__YOUR GOAL__
Leave out the pictures and repeat the rest of the material exactly.

::::::

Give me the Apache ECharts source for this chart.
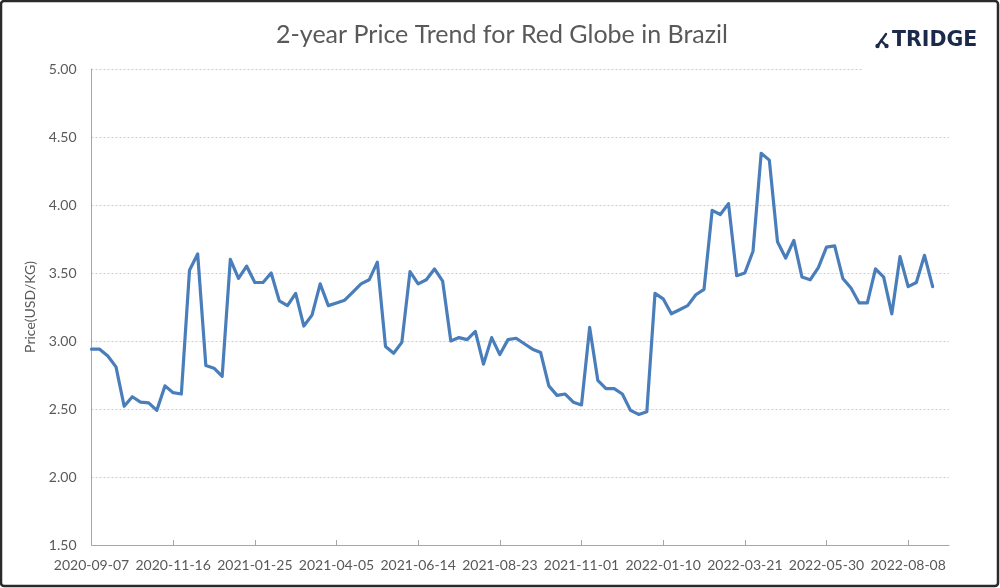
<!DOCTYPE html>
<html>
<head>
<meta charset="utf-8">
<script src="https://cdn.jsdelivr.net/npm/echarts@6/dist/echarts.min.js"></script>
<style>
html,body{margin:0;padding:0;background:#fff;}
#chart{width:1000px;height:588px;}
</style>
</head>
<body>
<div id="chart"></div>
<script>
const titleText = '2-year Price Trend for Red Globe in Brazil';
const yAxisName = 'Price(USD/KG)';
const dates = [
'2020-09-07','2020-09-14','2020-09-21','2020-09-28','2020-10-05','2020-10-12','2020-10-19','2020-10-26','2020-11-02','2020-11-09',
'2020-11-16','2020-11-23','2020-11-30','2020-12-07','2020-12-14','2020-12-21','2020-12-28','2021-01-04','2021-01-11','2021-01-18',
'2021-01-25','2021-02-01','2021-02-08','2021-02-15','2021-02-22','2021-03-01','2021-03-08','2021-03-15','2021-03-22','2021-03-29',
'2021-04-05','2021-04-12','2021-04-19','2021-04-26','2021-05-03','2021-05-10','2021-05-17','2021-05-24','2021-05-31','2021-06-07',
'2021-06-14','2021-06-21','2021-06-28','2021-07-05','2021-07-12','2021-07-19','2021-07-26','2021-08-02','2021-08-09','2021-08-16',
'2021-08-23','2021-08-30','2021-09-06','2021-09-13','2021-09-20','2021-09-27','2021-10-04','2021-10-11','2021-10-18','2021-10-25',
'2021-11-01','2021-11-08','2021-11-15','2021-11-22','2021-11-29','2021-12-06','2021-12-13','2021-12-20','2021-12-27','2022-01-03',
'2022-01-10','2022-01-17','2022-01-24','2022-01-31','2022-02-07','2022-02-14','2022-02-21','2022-02-28','2022-03-07','2022-03-14',
'2022-03-21','2022-03-28','2022-04-04','2022-04-11','2022-04-18','2022-04-25','2022-05-02','2022-05-09','2022-05-16','2022-05-23',
'2022-05-30','2022-06-06','2022-06-13','2022-06-20','2022-06-27','2022-07-04','2022-07-11','2022-07-18','2022-07-25','2022-08-01',
'2022-08-08','2022-08-15','2022-08-22','2022-08-29','2022-09-05','2022-09-12'
];
const prices = [
2.94,2.94,2.89,2.81,2.52,2.59,2.55,2.545,2.49,2.67,
2.62,2.61,3.52,3.64,2.82,2.80,2.74,3.60,3.46,3.55,
3.43,3.43,3.50,3.295,3.26,3.35,3.11,3.19,3.42,3.26,
3.28,3.30,3.36,3.42,3.45,3.58,2.96,2.91,2.99,3.51,
3.42,3.45,3.53,3.44,3.00,3.025,3.01,3.07,2.83,3.025,
2.90,3.01,3.02,2.98,2.94,2.915,2.67,2.60,2.61,2.55,
2.53,3.10,2.71,2.65,2.65,2.61,2.49,2.46,2.48,3.35,
3.31,3.20,3.23,3.26,3.34,3.38,3.96,3.93,4.01,3.48,
3.50,3.66,4.38,4.33,3.73,3.61,3.74,3.47,3.45,3.54,
3.69,3.70,3.46,3.39,3.28,3.28,3.53,3.47,3.20,3.62,
3.40,3.43,3.63,3.40
];
const yMin = 1.5, yMax = 5, yStep = 0.5;
const labelEvery = 10;

const chart = echarts.init(document.getElementById('chart'), null, {renderer:'canvas'});
const textColor = '#595959';
const fontFam = 'Lato, "Open Sans", sans-serif';
const showIdx = (i) => i % labelEvery === 0 && i <= 100;

chart.setOption({
  animation: false,
  backgroundColor: '#fff',
  title: {
    text: titleText,
    left: 497, top: 17, textAlign: 'center',
    textStyle: {fontFamily: fontFam, fontSize: 25, fontWeight: 'normal', color: textColor}
  },
  grid: {left: 91.5, right: 51, top: 69, bottom: 43, containLabel: false},
  xAxis: {
    type: 'category',
    data: dates,
    boundaryGap: false,
    axisLine: {show: true, lineStyle: {color: '#a6a6a6', width: 1}},
    axisTick: {show: true, inside: true, length: 5, interval: (i) => showIdx(i), lineStyle: {color: '#a6a6a6'}},
    axisLabel: {interval: (i) => showIdx(i), margin: 13, color: textColor, fontFamily: fontFam, fontSize: 14},
    splitLine: {show: false}
  },
  yAxis: {
    type: 'value',
    min: yMin, max: yMax, interval: yStep,
    name: yAxisName,
    nameLocation: 'middle',
    nameGap: 50,
    nameTextStyle: {color: textColor, fontFamily: fontFam, fontSize: 14},
    axisLine: {show: true, lineStyle: {color: '#a6a6a6', width: 1}},
    axisTick: {show: false},
    axisLabel: {formatter: (v) => v.toFixed(2), margin: 15, color: textColor, fontFamily: fontFam, fontSize: 14},
    splitLine: {show: true, lineStyle: {color: '#cfcfcf', type: [2, 2], width: 1}}
  },
  series: [{
    type: 'line',
    data: prices,
    symbol: 'none',
    lineStyle: {color: '#4a7ebb', width: 3.2, join: 'round', cap: 'round'},
    z: 3
  }],
  graphic: [
    {type: 'rect', z: 50, shape: {x: 862, y: 55, width: 90, height: 20}, style: {fill: '#fff'}},
    {type: 'group', z: 60, children: [
      {type: 'line', shape: {x1: 886, y1: 34, x2: 877.5, y2: 46}, style: {stroke: '#1b2a4a', lineWidth: 2.4, lineCap: 'round'}},
      {type: 'line', shape: {x1: 881, y1: 40.5, x2: 886.5, y2: 46}, style: {stroke: '#1b2a4a', lineWidth: 2.4, lineCap: 'round'}},
      {type: 'circle', shape: {cx: 877.5, cy: 46, r: 2.2}, style: {fill: '#1b2a4a'}},
      {type: 'circle', shape: {cx: 886.5, cy: 46, r: 2.2}, style: {fill: '#1b2a4a'}},
      {type: 'text', style: {x: 892, y: 40.5, text: 'TRIDGE', fill: '#1b2a4a', font: 'bold 20.5px "DejaVu Sans", sans-serif', textVerticalAlign: 'middle', verticalAlign: 'middle'}}
    ]},
    {type: 'rect', z: 100, shape: {x: 1, y: 1, width: 997, height: 585, r: 3}, style: {fill: 'none', stroke: '#2a2a2a', lineWidth: 2.5}}
  ]
});
</script>
</body>
</html>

::::::

__SOLUTION FOR THIS PROBLEM__
Give me the Apache ECharts source for this chart.
<!DOCTYPE html>
<html>
<head>
<meta charset="utf-8">
<script src="https://cdn.jsdelivr.net/npm/echarts@6/dist/echarts.min.js"></script>
<style>
html,body{margin:0;padding:0;background:#fff;}
#chart{width:1000px;height:588px;}
</style>
</head>
<body>
<div id="chart"></div>
<script>
const titleText = '2-year Price Trend for Red Globe in Brazil';
const yAxisName = 'Price(USD/KG)';
const dates = [
'2020-09-07','2020-09-14','2020-09-21','2020-09-28','2020-10-05','2020-10-12','2020-10-19','2020-10-26','2020-11-02','2020-11-09',
'2020-11-16','2020-11-23','2020-11-30','2020-12-07','2020-12-14','2020-12-21','2020-12-28','2021-01-04','2021-01-11','2021-01-18',
'2021-01-25','2021-02-01','2021-02-08','2021-02-15','2021-02-22','2021-03-01','2021-03-08','2021-03-15','2021-03-22','2021-03-29',
'2021-04-05','2021-04-12','2021-04-19','2021-04-26','2021-05-03','2021-05-10','2021-05-17','2021-05-24','2021-05-31','2021-06-07',
'2021-06-14','2021-06-21','2021-06-28','2021-07-05','2021-07-12','2021-07-19','2021-07-26','2021-08-02','2021-08-09','2021-08-16',
'2021-08-23','2021-08-30','2021-09-06','2021-09-13','2021-09-20','2021-09-27','2021-10-04','2021-10-11','2021-10-18','2021-10-25',
'2021-11-01','2021-11-08','2021-11-15','2021-11-22','2021-11-29','2021-12-06','2021-12-13','2021-12-20','2021-12-27','2022-01-03',
'2022-01-10','2022-01-17','2022-01-24','2022-01-31','2022-02-07','2022-02-14','2022-02-21','2022-02-28','2022-03-07','2022-03-14',
'2022-03-21','2022-03-28','2022-04-04','2022-04-11','2022-04-18','2022-04-25','2022-05-02','2022-05-09','2022-05-16','2022-05-23',
'2022-05-30','2022-06-06','2022-06-13','2022-06-20','2022-06-27','2022-07-04','2022-07-11','2022-07-18','2022-07-25','2022-08-01',
'2022-08-08','2022-08-15','2022-08-22','2022-08-29','2022-09-05','2022-09-12'
];
const prices = [
2.94,2.94,2.89,2.81,2.52,2.59,2.55,2.545,2.49,2.67,
2.62,2.61,3.52,3.64,2.82,2.80,2.74,3.60,3.46,3.55,
3.43,3.43,3.50,3.295,3.26,3.35,3.11,3.19,3.42,3.26,
3.28,3.30,3.36,3.42,3.45,3.58,2.96,2.91,2.99,3.51,
3.42,3.45,3.53,3.44,3.00,3.025,3.01,3.07,2.83,3.025,
2.90,3.01,3.02,2.98,2.94,2.915,2.67,2.60,2.61,2.55,
2.53,3.10,2.71,2.65,2.65,2.61,2.49,2.46,2.48,3.35,
3.31,3.20,3.23,3.26,3.34,3.38,3.96,3.93,4.01,3.48,
3.50,3.66,4.38,4.33,3.73,3.61,3.74,3.47,3.45,3.54,
3.69,3.70,3.46,3.39,3.28,3.28,3.53,3.47,3.20,3.62,
3.40,3.43,3.63,3.40
];
const yMin = 1.5, yMax = 5, yStep = 0.5;
const labelEvery = 10;

const chart = echarts.init(document.getElementById('chart'), null, {renderer:'canvas'});
const textColor = '#595959';
const fontFam = 'Lato, "Open Sans", sans-serif';
const showIdx = (i) => i % labelEvery === 0 && i <= 100;

chart.setOption({
  animation: false,
  backgroundColor: '#fff',
  title: {
    text: titleText,
    left: 497, top: 17, textAlign: 'center',
    textStyle: {fontFamily: fontFam, fontSize: 25, fontWeight: 'normal', color: textColor}
  },
  grid: {left: 91.5, right: 51, top: 69, bottom: 43, containLabel: false},
  xAxis: {
    type: 'category',
    data: dates,
    boundaryGap: false,
    axisLine: {show: true, lineStyle: {color: '#a6a6a6', width: 1}},
    axisTick: {show: true, inside: true, length: 5, interval: (i) => showIdx(i), lineStyle: {color: '#a6a6a6'}},
    axisLabel: {interval: (i) => showIdx(i), margin: 13, color: textColor, fontFamily: fontFam, fontSize: 14},
    splitLine: {show: false}
  },
  yAxis: {
    type: 'value',
    min: yMin, max: yMax, interval: yStep,
    name: yAxisName,
    nameLocation: 'middle',
    nameGap: 50,
    nameTextStyle: {color: textColor, fontFamily: fontFam, fontSize: 14},
    axisLine: {show: true, lineStyle: {color: '#a6a6a6', width: 1}},
    axisTick: {show: false},
    axisLabel: {formatter: (v) => v.toFixed(2), margin: 15, color: textColor, fontFamily: fontFam, fontSize: 14},
    splitLine: {show: true, lineStyle: {color: '#cfcfcf', type: [2, 2], width: 1}}
  },
  series: [{
    type: 'line',
    data: prices,
    symbol: 'none',
    lineStyle: {color: '#4a7ebb', width: 3.2, join: 'round', cap: 'round'},
    z: 3
  }],
  graphic: [
    {type: 'rect', z: 50, shape: {x: 862, y: 55, width: 90, height: 20}, style: {fill: '#fff'}},
    {type: 'group', z: 60, children: [
      {type: 'line', shape: {x1: 886, y1: 34, x2: 877.5, y2: 46}, style: {stroke: '#1b2a4a', lineWidth: 2.4, lineCap: 'round'}},
      {type: 'line', shape: {x1: 881, y1: 40.5, x2: 886.5, y2: 46}, style: {stroke: '#1b2a4a', lineWidth: 2.4, lineCap: 'round'}},
      {type: 'circle', shape: {cx: 877.5, cy: 46, r: 2.2}, style: {fill: '#1b2a4a'}},
      {type: 'circle', shape: {cx: 886.5, cy: 46, r: 2.2}, style: {fill: '#1b2a4a'}},
      {type: 'text', style: {x: 892, y: 40.5, text: 'TRIDGE', fill: '#1b2a4a', font: 'bold 20.5px "DejaVu Sans", sans-serif', textVerticalAlign: 'middle', verticalAlign: 'middle'}}
    ]},
    {type: 'rect', z: 100, shape: {x: 1, y: 1, width: 997, height: 585, r: 3}, style: {fill: 'none', stroke: '#2a2a2a', lineWidth: 2.5}}
  ]
});
</script>
</body>
</html>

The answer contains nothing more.